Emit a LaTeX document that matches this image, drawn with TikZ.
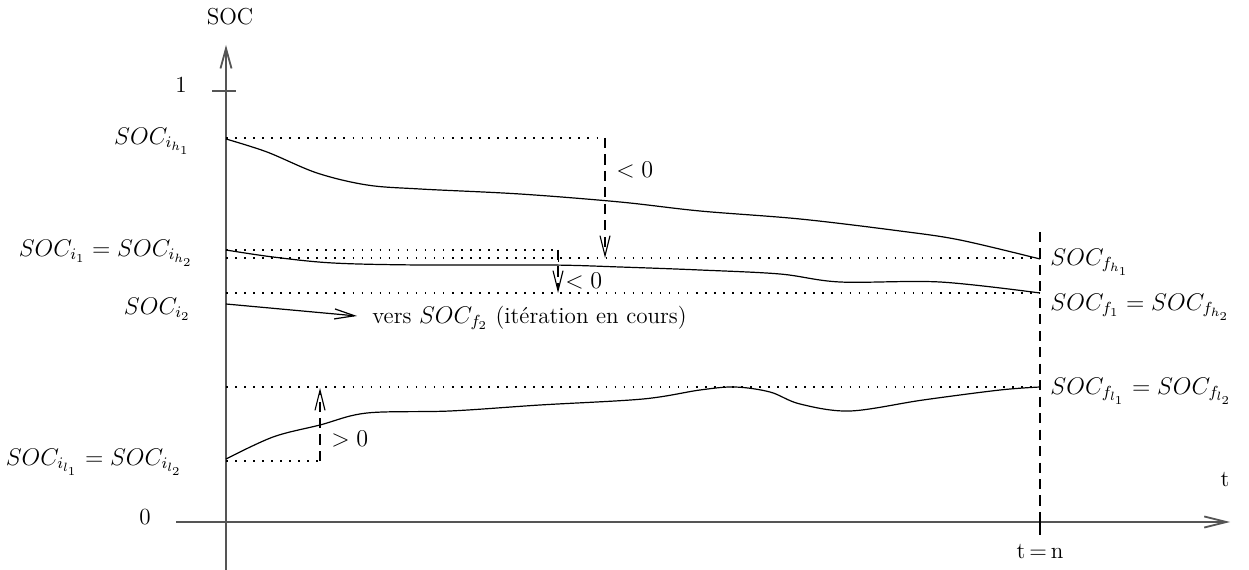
\documentclass[tikz,border=0pt]{standalone}
\usepackage{tikz}
\usetikzlibrary{arrows.meta,positioning}
\definecolor{axisgray}{RGB}{85,85,85}

\tikzset{
    axisline/.style={axisgray, line width=0.9pt},
    levelline/.style={dash pattern=on 0.8pt off 3.7pt, line width=0.7pt},
    gapline/.style={dash pattern=on 5pt off 3.2pt, line width=0.55pt},
    traj/.style={line width=0.6pt},
    openhead/.style={-{Straight Barb[length=10pt,width=5pt]}},
    lab/.style={inner sep=1pt, font=\fontsize{11.5}{13.5}\selectfont},
}

\begin{document}
\begin{tikzpicture}[x=0.0175cm, y=-0.0175cm]
    \useasboundingbox (0,0) rectangle (1249,570);

    % axes
    \coordinate (ybot) at (226,570);
    \coordinate (ytop) at (226,45);
    \coordinate (xleft) at (176,522);
    \coordinate (xright) at (1230,522);
    \draw[axisline, -{Straight Barb[length=10pt,width=5.5pt]}] (ybot) -- (ytop);
    \draw[axisline, -{Straight Barb[length=11pt,width=5.5pt]}] (xleft) -- (xright);
    \draw[axisline] (212,91) coordinate (tickl) -- (236,91) coordinate (tickr);
    \node[lab] (soc) at (230,17) {SOC};
    \node[lab] (one) at (181,85) {1};
    \node[lab] (zero) at (145,517) {0};
    \node[lab] (t) at (1225,480) {t};

    % final time
    \coordinate (ntop) at (1040,232);
    \coordinate (nbot) at (1040,535);
    \draw[gapline] (ntop) -- (nbot);
    \draw[line width=0.6pt] (1040,512) -- (nbot);
    \node[lab] (tn) at (1040,552) {t\,=\,n};

    % initial and final levels
    \draw[levelline] (226,138) coordinate (h1a) -- (605,138) coordinate (h1b);
    \draw[levelline] (226,250) coordinate (h2a) -- (558,250) coordinate (h2b);
    \draw[line width=0.5pt] (h2b) -- (558,262);
    \draw[levelline] (226,258) coordinate (fh1a) -- (1040,258) coordinate (fh1b);
    \draw[levelline] (226,293) coordinate (f1a) -- (1040,293) coordinate (f1b);
    \draw[levelline] (226,387) coordinate (fla) -- (1040,387) coordinate (flb);
    \draw[levelline] (226,461) coordinate (ila) -- (320,461) coordinate (ilb);

    % gaps
    \coordinate (g1) at (605,258);
    \coordinate (g2) at (558,293);
    \coordinate (g3) at (320,388);
    \draw[gapline, openhead] (h1b) -- (g1);
    \draw[gapline, openhead] (h2b) -- (g2);
    \draw[gapline, openhead] (ilb) -- (g3);
    \node[lab, anchor=west] (neg1) at (614,170) {$<0$};
    \node[lab, anchor=west] (neg2) at (563,281) {$<0$};
    \node[lab, anchor=west] (pos1) at (329,439) {$>0$};

    % trajectories
    \draw[traj] plot[smooth, tension=0.55] coordinates {
        (226,139) (267,152) (317,173) (367,185) (420,189) (520,194)
        (620,202) (700,211) (800,219) (900,231) (960,240) (1040,259)
    };
    \draw[traj] plot[smooth, tension=0.55] coordinates {
        (226,250) (273,257) (333,263) (420,265) (550,265) (620,267)
        (700,270) (780,274) (840,282) (940,282) (1040,293)
    };
    \draw[traj] plot[smooth, tension=0.55] coordinates {
        (226,459) (273,437) (320,425) (367,413) (450,411) (540,405)
        (643,399) (700,390) (735,387) (770,392) (800,404) (850,411)
        (923,400) (1000,390) (1040,387)
    };

    % current iteration
    \coordinate (i2start) at (226,304);
    \coordinate (i2tip) at (357,316);
    \draw[traj, openhead] (i2start) -- (i2tip);
    \node[lab, anchor=west] (vers) at (370,318) {vers $SOC_{f_2}$ (itération en cours)};

    % level labels
    \node[lab, anchor=east] (sih1) at (193,141) {$SOC_{i_{h_1}}$};
    \node[lab, anchor=east] (si1) at (196,253) {$SOC_{i_1}=SOC_{i_{h_2}}$};
    \node[lab, anchor=east] (si2) at (193,309) {$SOC_{i_2}$};
    \node[lab, anchor=east] (sil) at (185,462) {$SOC_{i_{l_1}}=SOC_{i_{l_2}}$};
    \node[lab, anchor=west] (sfh1) at (1048,262) {$SOC_{f_{h_1}}$};
    \node[lab, anchor=west] (sf1) at (1048,307) {$SOC_{f_1}=SOC_{f_{h_2}}$};
    \node[lab, anchor=west] (sfl) at (1048,391) {$SOC_{f_{l_1}}=SOC_{f_{l_2}}$};

\end{tikzpicture}
\end{document}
════════════════
Repeat only the lines between the start of the data and the line with "(0,0) rectangle (1249,570);", including those two lines, and skip the pictures.

Emit a LaTeX document that matches this image, drawn with TikZ.
\documentclass[tikz,border=0pt]{standalone}
\usepackage{tikz}
\usetikzlibrary{arrows.meta,positioning}
\definecolor{axisgray}{RGB}{85,85,85}

\tikzset{
    axisline/.style={axisgray, line width=0.9pt},
    levelline/.style={dash pattern=on 0.8pt off 3.7pt, line width=0.7pt},
    gapline/.style={dash pattern=on 5pt off 3.2pt, line width=0.55pt},
    traj/.style={line width=0.6pt},
    openhead/.style={-{Straight Barb[length=10pt,width=5pt]}},
    lab/.style={inner sep=1pt, font=\fontsize{11.5}{13.5}\selectfont},
}

\begin{document}
\begin{tikzpicture}[x=0.0175cm, y=-0.0175cm]
    \useasboundingbox (0,0) rectangle (1249,570);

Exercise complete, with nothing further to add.